染色家・柚木沙弥郎
染色作家・柚木沙弥郎(ゆのきさみろう)氏。
染色作家とは言いつつも型染やその他水彩やガラス絵などの絵画作品も手がけ、絵本や版画、お面や人形などの立体作品も発表しています。
女子美時代の恩師。そして私が20年務めた染色工房の師匠とごく親しい間柄でもある柚木先生。プライベートでも帽子をお被りになっていることが多いのは帽子屋として嬉しいことです。写真集出版を記念して3日間だけの展覧会がギャラリーTOMで開かれているのに合わせ、展覧会会場で帽子について伺いました。
帽子についてどう思われますか?
「帽子は好きですよ。帽子はファッションの仕上げっていいますかね、大事なものですよ。」
とはいっても、街を見渡しても帽子を被っている人は本当に少ないんです。
「だけどね、帽子をかぶらないと完結しないと思うんですよ。姿としてね。
僕らの親の世代はね、みんな帽子を被ってたのね。いわゆるカンカン帽って、ああいう帽子は東京の人には合わないんですよ。頭の形が違うから。それを被ってたんだからすごいもんだと思って。」
三日間の展覧会なのでひっきりなしにお客さまがご挨拶に訪れ、残念ながらお話はここで終わりになってしまいました。
健脚だった頃は富ヶ谷の自宅から青山までは普通に歩いていらしたそうです。骨董通りを入ったところに私の染色師匠のお店があり、師匠を誘っては界隈のブティックを片っ端から覗いて回ったとか。
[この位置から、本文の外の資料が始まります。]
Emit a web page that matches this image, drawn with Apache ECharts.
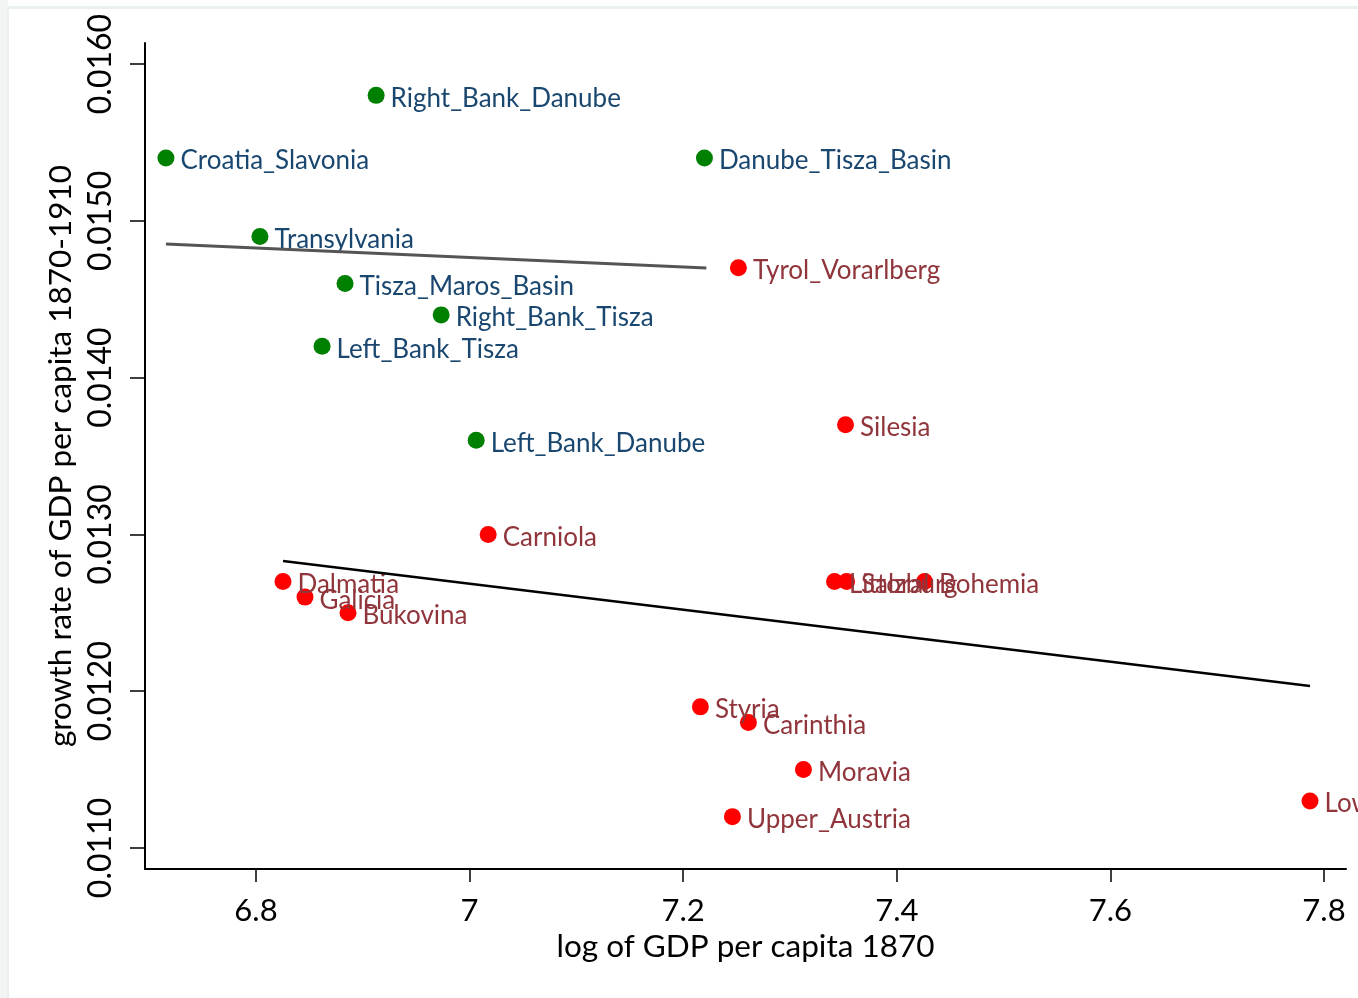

お話は最後は尻切れとんぼになりましたが、おそらく「帽子の種類が僅かで選択肢は今より少なかっただろう時代でも、帽子を被るのがお洒落の仕上げ、もしくはマナーという習慣があったから(今から見れば)合わないだろう帽子でも皆が普通に被っていた」ということだったのだろうと推測しました。
素敵なメッセージを頂きました、ありがとうございました。
今年で94歳。
車椅子での搬入の際に「死ぬまで作品を作り続けたい」と呟かれたそうです。
今回は20点あまりの水彩画の展覧会で、そのどれもが瑞々しく透明感に溢れていました。これは私が一番気に入った作品。年を重ねてもこれほどまでに自由で新鮮な気持ちを持ち続けられるものかと驚くとともに、私もいつまでもそうありたいと心から思いました。